Data Federation
What is Data Federation?
Data federation is the process of creating a unified data access layer that allows users to query and access data from multiple, distributed databases or data sources as if it were a single database. Unlike data consolidation, where data is physically moved to a single repository, data federation leaves data in its original location, providing a virtual integration layer that abstracts the complexities of the underlying sources.
How Does Data Federation Work?
Data federation typically involves the following steps:
- Data Source Identification: Identifying and registering the various data sources that will be part of the federated system, including databases, data lakes, and cloud storage.
- Metadata Management: Creating a metadata catalog that describes the structure, location, and schema of the data in each source, enabling the federation layer to understand and query the data.
- Query Processing: When a query is made, the federation engine translates it into sub-queries that are sent to the relevant data sources. These sub-queries are executed on the original data sources without moving the data.
- Data Aggregation: The results from each data source are collected and combined by the federation layer, resolving any differences in format, schema, or structure to present a unified result.
- Output Delivery: The final, integrated result is delivered to the user or application, appearing as though it came from a single, unified source.
Why is Data Federation Important?
- Unified Access: Data federation provides a single point of access to distributed data sources, simplifying data retrieval and analysis without the need for physical data consolidation.
- Flexibility: By leaving data in its original location, data federation allows organizations to maintain their existing data infrastructure while still enabling integrated analysis.
- Cost Efficiency: Data federation reduces the need for data replication and storage costs, as it eliminates the requirement to physically move or duplicate data.

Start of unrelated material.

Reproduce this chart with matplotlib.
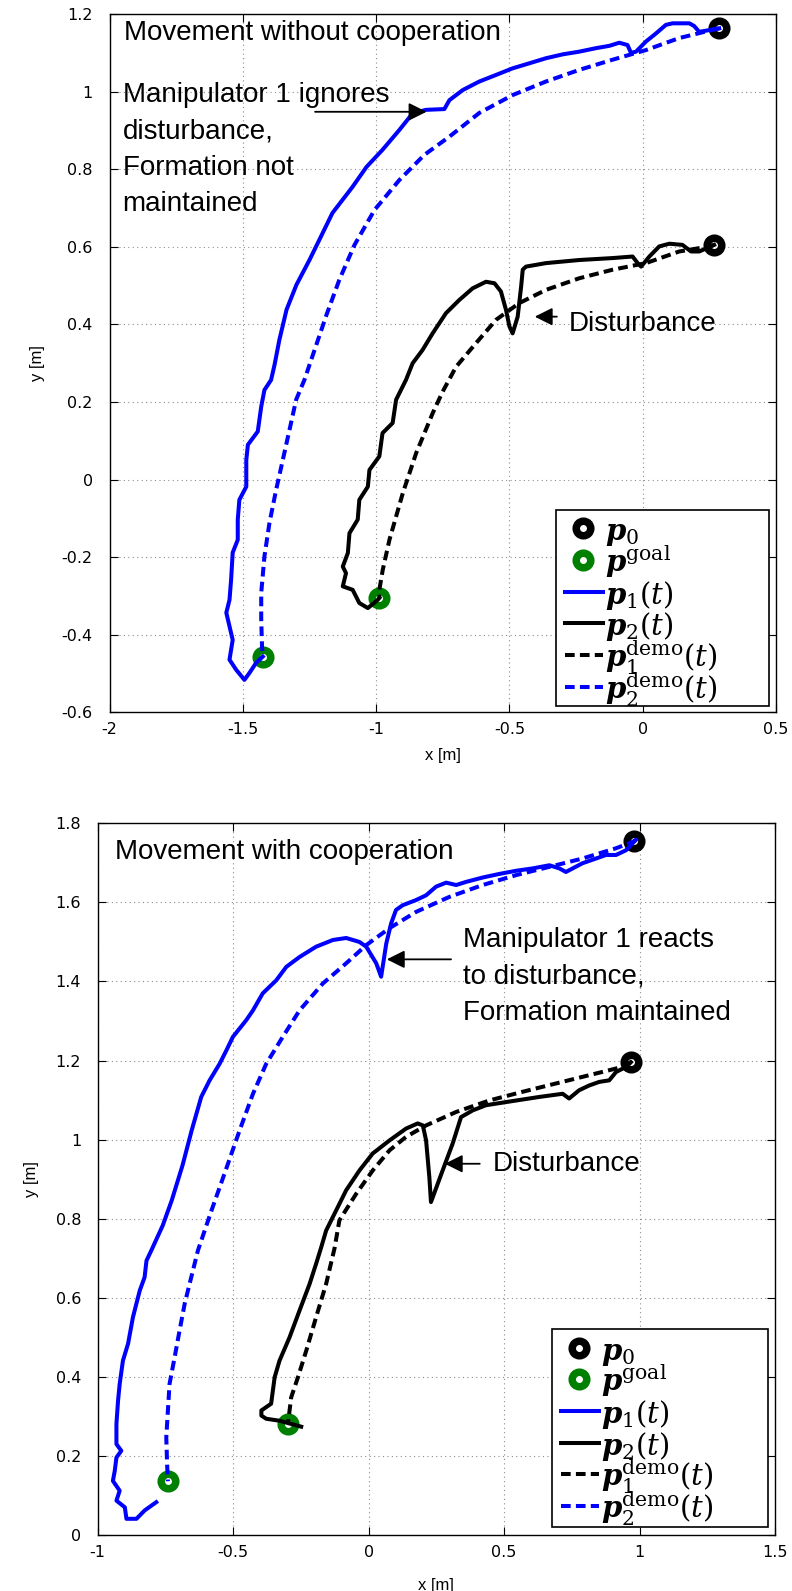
import matplotlib
matplotlib.use('Agg')
import matplotlib.pyplot as plt
from matplotlib.patches import Rectangle
from matplotlib.ticker import FuncFormatter
import numpy as np

plt.rcParams['font.family'] = ['Liberation Sans', 'DejaVu Sans']
plt.rcParams['axes.unicode_minus'] = False
plt.rcParams['mathtext.fontset'] = 'custom'
plt.rcParams['mathtext.bf'] = 'DejaVu Serif:italic:bold'
plt.rcParams['mathtext.it'] = 'DejaVu Serif:italic'
plt.rcParams['mathtext.rm'] = 'DejaVu Serif'

# ---- top panel: movement without cooperation ----
top_p1_x = [0.287, 0.212, 0.193, 0.175, 0.112, 0.087, 0.050, 0.012, -0.025, -0.044, -0.057, -0.088,
            -0.125, -0.175, -0.238, -0.300, -0.363, -0.425, -0.488, -0.550, -0.613, -0.675, -0.725,
            -0.744, -0.813, -0.863, -0.913, -0.976, -1.036, -1.089, -1.164, -1.213, -1.250, -1.299,
            -1.336, -1.363, -1.381, -1.394, -1.419, -1.431, -1.444, -1.481, -1.487, -1.487, -1.513,
            -1.519, -1.519, -1.538, -1.544, -1.550, -1.562, -1.538, -1.550, -1.525, -1.494, -1.475,
            -1.450, -1.425]
top_p1_y = [1.163, 1.154, 1.169, 1.176, 1.176, 1.172, 1.150, 1.129, 1.103, 1.100, 1.120, 1.126,
            1.118, 1.112, 1.103, 1.096, 1.086, 1.073, 1.060, 1.043, 1.026, 1.004, 0.978, 0.955,
            0.953, 0.944, 0.901, 0.850, 0.806, 0.754, 0.687, 0.618, 0.566, 0.502, 0.438, 0.360,
            0.296, 0.257, 0.231, 0.188, 0.124, 0.090, 0.051, -0.018, -0.052, -0.103, -0.155,
            -0.188, -0.258, -0.310, -0.343, -0.413, -0.464, -0.490, -0.516, -0.498, -0.472, -0.456]
top_p2demo_x = [0.287, 0.261, 0.137, 0.012, -0.114, -0.238, -0.363, -0.488, -0.613, -0.725, -0.819,
                -0.913, -1.006, -1.081, -1.138, -1.186, -1.231, -1.269, -1.300, -1.325, -1.350,
                -1.375, -1.400, -1.419, -1.431, -1.431, -1.428, -1.425]
top_p2demo_y = [1.163, 1.159, 1.138, 1.107, 1.082, 1.056, 1.026, 0.991, 0.945, 0.884, 0.837, 0.772,
                0.695, 0.605, 0.515, 0.425, 0.334, 0.257, 0.206, 0.128, 0.051, -0.026, -0.111,
                -0.198, -0.292, -0.361, -0.430, -0.456]
top_p2_x = [0.268, 0.212, 0.181, 0.149, 0.100, 0.062, 0.025, -0.006, -0.019, -0.038, -0.113, -0.238,
            -0.363, -0.438, -0.450, -0.456, -0.469, -0.488, -0.500, -0.513, -0.532, -0.556, -0.588,
            -0.638, -0.688, -0.738, -0.788, -0.826, -0.863, -0.888, -0.925, -0.938, -0.976, -0.988,
            -1.025, -1.031, -1.063, -1.069, -1.100, -1.106, -1.125, -1.113, -1.125, -1.088, -1.063,
            -1.031, -0.994, -0.988]
top_p2_y = [0.605, 0.588, 0.588, 0.605, 0.608, 0.601, 0.575, 0.549, 0.558, 0.575, 0.571, 0.566,
            0.558, 0.549, 0.541, 0.498, 0.420, 0.377, 0.395, 0.438, 0.485, 0.506, 0.510, 0.493,
            0.463, 0.429, 0.377, 0.334, 0.300, 0.257, 0.206, 0.146, 0.120, 0.060, 0.025, -0.018,
            -0.052, -0.103, -0.138, -0.189, -0.224, -0.241, -0.275, -0.284, -0.318, -0.331,
            -0.310, -0.305]
top_p1demo_x = [0.268, 0.250, 0.137, 0.012, -0.113, -0.238, -0.363, -0.463, -0.550, -0.625, -0.700,
                -0.751, -0.788, -0.850, -0.900, -0.950, -0.975, -0.988, -0.988]
top_p1demo_y = [0.605, 0.601, 0.588, 0.558, 0.541, 0.519, 0.489, 0.455, 0.412, 0.352, 0.291, 0.226,
                0.171, 0.068, -0.035, -0.155, -0.232, -0.284, -0.305]
top_start_x = [0.287, 0.268]
top_start_y = [1.163, 0.605]
top_goal_x = [-1.425, -0.988]
top_goal_y = [-0.456, -0.305]

# ---- bottom panel: movement with cooperation ----
bot_p1_x = [0.986, 0.950, 0.913, 0.876, 0.839, 0.789, 0.728, 0.704, 0.667, 0.605, 0.544, 0.482,
            0.421, 0.360, 0.323, 0.286, 0.249, 0.212, 0.175, 0.126, 0.101, 0.083, 0.065, 0.046,
            0.028, -0.009, -0.034, -0.083, -0.132, -0.194, -0.255, -0.304, -0.341, -0.391, -0.427,
            -0.452, -0.501, -0.525, -0.550, -0.587, -0.618, -0.653, -0.687, -0.727, -0.760, -0.802,
            -0.820, -0.827, -0.845, -0.870, -0.888, -0.907, -0.919, -0.925, -0.931, -0.931, -0.913,
            -0.931, -0.937, -0.944, -0.919, -0.931, -0.900, -0.894, -0.857, -0.827, -0.784]
bot_p1_y = [1.758, 1.732, 1.720, 1.720, 1.711, 1.699, 1.677, 1.686, 1.694, 1.686, 1.680, 1.672,
            1.663, 1.652, 1.644, 1.650, 1.640, 1.618, 1.606, 1.593, 1.581, 1.547, 1.496, 1.412,
            1.446, 1.488, 1.500, 1.510, 1.505, 1.488, 1.462, 1.437, 1.403, 1.370, 1.327, 1.302,
            1.260, 1.226, 1.192, 1.150, 1.108, 1.024, 0.935, 0.846, 0.783, 0.720, 0.694, 0.652,
            0.618, 0.551, 0.484, 0.441, 0.382, 0.340, 0.281, 0.230, 0.213, 0.196, 0.163, 0.137,
            0.112, 0.087, 0.070, 0.041, 0.041, 0.062, 0.083]
bot_p2demo_x = [0.986, 0.974, 0.913, 0.789, 0.667, 0.544, 0.421, 0.298, 0.175, 0.077, -0.009,
                -0.083, -0.169, -0.255, -0.317, -0.378, -0.427, -0.476, -0.528, -0.580, -0.630,
                -0.661, -0.679, -0.698, -0.716, -0.735, -0.741, -0.747, -0.744, -0.741]
bot_p2demo_y = [1.758, 1.753, 1.737, 1.711, 1.690, 1.669, 1.644, 1.614, 1.576, 1.535, 1.492, 1.446,
                1.395, 1.327, 1.260, 1.192, 1.116, 1.024, 0.922, 0.821, 0.720, 0.635, 0.585, 0.517,
                0.450, 0.382, 0.315, 0.247, 0.180, 0.136]
bot_p2_x = [0.968, 0.950, 0.913, 0.888, 0.851, 0.814, 0.777, 0.740, 0.716, 0.630, 0.507, 0.433,
            0.384, 0.341, 0.310, 0.273, 0.230, 0.224, 0.212, 0.200, 0.181, 0.138, 0.077, 0.015,
            -0.034, -0.083, -0.120, -0.157, -0.175, -0.194, -0.218, -0.255, -0.292, -0.329, -0.347,
            -0.360, -0.396, -0.396, -0.378, -0.329, -0.249]
bot_p2_y = [1.196, 1.184, 1.171, 1.150, 1.146, 1.137, 1.125, 1.104, 1.116, 1.108, 1.095, 1.087,
            1.074, 1.057, 0.990, 0.922, 0.842, 0.905, 0.998, 1.036, 1.041, 1.028, 0.998, 0.965,
            0.922, 0.872, 0.821, 0.770, 0.728, 0.686, 0.635, 0.568, 0.500, 0.441, 0.399, 0.332,
            0.315, 0.302, 0.294, 0.289, 0.274]
bot_p1demo_x = [0.968, 0.937, 0.814, 0.691, 0.568, 0.445, 0.323, 0.212, 0.138, 0.077, 0.015, -0.046,
                -0.108, -0.126, -0.157, -0.194, -0.230, -0.261, -0.286, -0.295, -0.298]
bot_p1demo_y = [1.196, 1.184, 1.163, 1.142, 1.121, 1.099, 1.070, 1.036, 1.007, 0.973, 0.922, 0.863,
                0.796, 0.725, 0.635, 0.551, 0.467, 0.399, 0.348, 0.298, 0.281]
bot_start_x = [0.980, 0.968]
bot_start_y = [1.755, 1.196]
bot_goal_x = [-0.741, -0.298]
bot_goal_y = [0.136, 0.281]

top_xticks = [-2, -1.5, -1, -0.5, 0, 0.5]
top_yticks = [-0.6, -0.4, -0.2, 0, 0.2, 0.4, 0.6, 0.8, 1, 1.2]
bot_xticks = [-1, -0.5, 0, 0.5, 1, 1.5]
bot_yticks = [0, 0.2, 0.4, 0.6, 0.8, 1, 1.2, 1.4, 1.6, 1.8]

legend_labels = [r'$\mathbf{p}_0$', r'$\mathbf{p}^{\mathrm{goal}}$', r'$\mathbf{p}_1(t)$',
                 r'$\mathbf{p}_2(t)$', r'$\mathbf{p}_1^{\mathrm{demo}}(t)$',
                 r'$\mathbf{p}_2^{\mathrm{demo}}(t)$']

green = (0, 0.5, 0)
ring = dict(marker='o', markersize=10.5, markeredgewidth=5.4, markerfacecolor='white', linestyle='none')
dash = (0, (2.4, 1.3))
legend_styles = [
    dict(markeredgecolor='k', **ring),
    dict(markeredgecolor=green, **ring),
    dict(color='b', lw=2.9),
    dict(color='k', lw=2.9),
    dict(color='k', lw=2.9, linestyle=dash),
    dict(color='b', lw=2.9, linestyle=dash),
]

FIG_W, FIG_H = 792, 1591


def draw(ax, d):
    ax.plot(d['sx'], d['sy'], markeredgecolor='k', zorder=2, **ring)
    ax.plot(d['gx'], d['gy'], markeredgecolor=green, zorder=2, **ring)
    ax.plot(d['p1x'], d['p1y'], color='b', lw=2.9, zorder=3)
    ax.plot(d['p2x'], d['p2y'], color='k', lw=2.9, zorder=3)
    ax.plot(d['d1x'], d['d1y'], color='k', lw=2.9, linestyle=dash, zorder=3)
    ax.plot(d['d2x'], d['d2y'], color='b', lw=2.9, linestyle=dash, zorder=3)

    ax.set_xticks(d['xt'])
    ax.set_yticks(d['yt'])
    ax.set_xlim(d['xt'][0], d['xt'][-1])
    ax.set_ylim(d['yt'][0], d['yt'][-1])
    fmt = FuncFormatter(lambda v, p: '%g' % round(v, 2))
    ax.xaxis.set_major_formatter(fmt)
    ax.yaxis.set_major_formatter(fmt)
    ax.tick_params(direction='in', length=6, width=0.8, top=True, right=True, labelsize=11.5)
    for lab in ax.get_xticklabels() + ax.get_yticklabels():
        lab.set_family('DejaVu Sans')
    ax.tick_params(axis='y', pad=12)
    ax.tick_params(axis='x', pad=7)
    ax.grid(True, color='0.55', linestyle=(0, (1, 3)), linewidth=0.8)
    for s in ax.spines.values():
        s.set_linewidth(1.0)
    ax.set_xlabel('x [m]', fontsize=12, labelpad=d['xlpad'])
    ax.set_ylabel('y [m]', fontsize=12, labelpad=12)

    # legend: framed box with evenly spaced rows
    pos = ax.get_position()
    W, H = pos.width * FIG_W, pos.height * FIG_H
    x0, y0, x1, y1 = d['box']
    ax.add_patch(Rectangle((x0, y0), x1 - x0, y1 - y0, transform=ax.transAxes,
                           facecolor='white', edgecolor='k', lw=1.2, zorder=4.5))
    for i, (lab, st) in enumerate(zip(legend_labels, legend_styles)):
        yc = y1 - (18.5 + 31.7 * i) / H
        if 'marker' in st:
            ax.plot([x0 + 27 / W], [yc], transform=ax.transAxes, zorder=6, clip_on=False, **st)
        else:
            ax.plot([x0 + 9 / W, x0 + 47 / W], [yc, yc], transform=ax.transAxes, zorder=6,
                    clip_on=False, **st)
        ax.text(x0 + 49 / W, yc - 12 / H, lab, transform=ax.transAxes, fontsize=21,
                va='baseline', ha='left', zorder=6)


fig = plt.figure(figsize=(FIG_W / 100, FIG_H / 100), dpi=100)
ax1 = fig.add_axes([0.1383, 0.5522, 0.8415, 0.4390])
ax2 = fig.add_axes([0.1234, 0.0352, 0.8552, 0.4473])

draw(ax1, dict(sx=top_start_x, sy=top_start_y, gx=top_goal_x, gy=top_goal_y,
               p1x=top_p1_x, p1y=top_p1_y, p2x=top_p2_x, p2y=top_p2_y,
               d1x=top_p1demo_x, d1y=top_p1demo_y, d2x=top_p2demo_x, d2y=top_p2demo_y,
               xt=top_xticks, yt=top_yticks, xlpad=8,
               box=(0.670, 0.0093, 0.9895, 0.290)))
draw(ax2, dict(sx=bot_start_x, sy=bot_start_y, gx=bot_goal_x, gy=bot_goal_y,
               p1x=bot_p1_x, p1y=bot_p1_y, p2x=bot_p2_x, p2y=bot_p2_y,
               d1x=bot_p1demo_x, d1y=bot_p1demo_y, d2x=bot_p2demo_x, d2y=bot_p2demo_y,
               xt=bot_xticks, yt=bot_yticks, xlpad=13,
               box=(0.6708, 0.0112, 0.9897, 0.2894)))

arrow = dict(arrowstyle='-|>,head_length=0.4,head_width=0.2', mutation_scale=27,
             color='k', lw=1.3, shrinkA=0, shrinkB=0)
fs = 20

ax1.text(-1.944, 1.151, 'Movement without cooperation', fontsize=fs, va='center', ha='left')
ax1.text(-1.951, 0.850, 'Manipulator 1 ignores\ndisturbance,\nFormation not\nmaintained',
         fontsize=fs, va='center', ha='left', linespacing=1.52)
ax1.annotate('', xy=(-0.811, 0.948), xytext=(-1.229, 0.948), arrowprops=arrow)
ax1.text(-0.277, 0.401, 'Disturbance', fontsize=fs, va='center', ha='left')
ax1.annotate('', xy=(-0.405, 0.420), xytext=(-0.322, 0.420), arrowprops=arrow)

ax2.text(-0.937, 1.728, 'Movement with cooperation', fontsize=fs, va='center', ha='left')
ax2.text(0.347, 1.412, 'Manipulator 1 reacts\nto disturbance,\nFormation maintained',
         fontsize=fs, va='center', ha='left', linespacing=1.52)
ax2.annotate('', xy=(0.067, 1.456), xytext=(0.304, 1.456), arrowprops=arrow)
ax2.text(0.458, 0.939, 'Disturbance', fontsize=fs, va='center', ha='left')
ax2.annotate('', xy=(0.281, 0.939), xytext=(0.410, 0.939), arrowprops=arrow)

fig.savefig('out.png', dpi=100)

- Real-Time Data Access: Since data is accessed directly from its original source, data federation can provide up-to-date information, making it valuable for real-time analytics.
Conclusion
Data federation offers a powerful solution for organizations that need to integrate and analyze data from multiple distributed sources without the complexities of physical data consolidation. By providing a unified access layer, data federation simplifies data retrieval and enhances flexibility, making it an essential approach for modern, distributed data environments.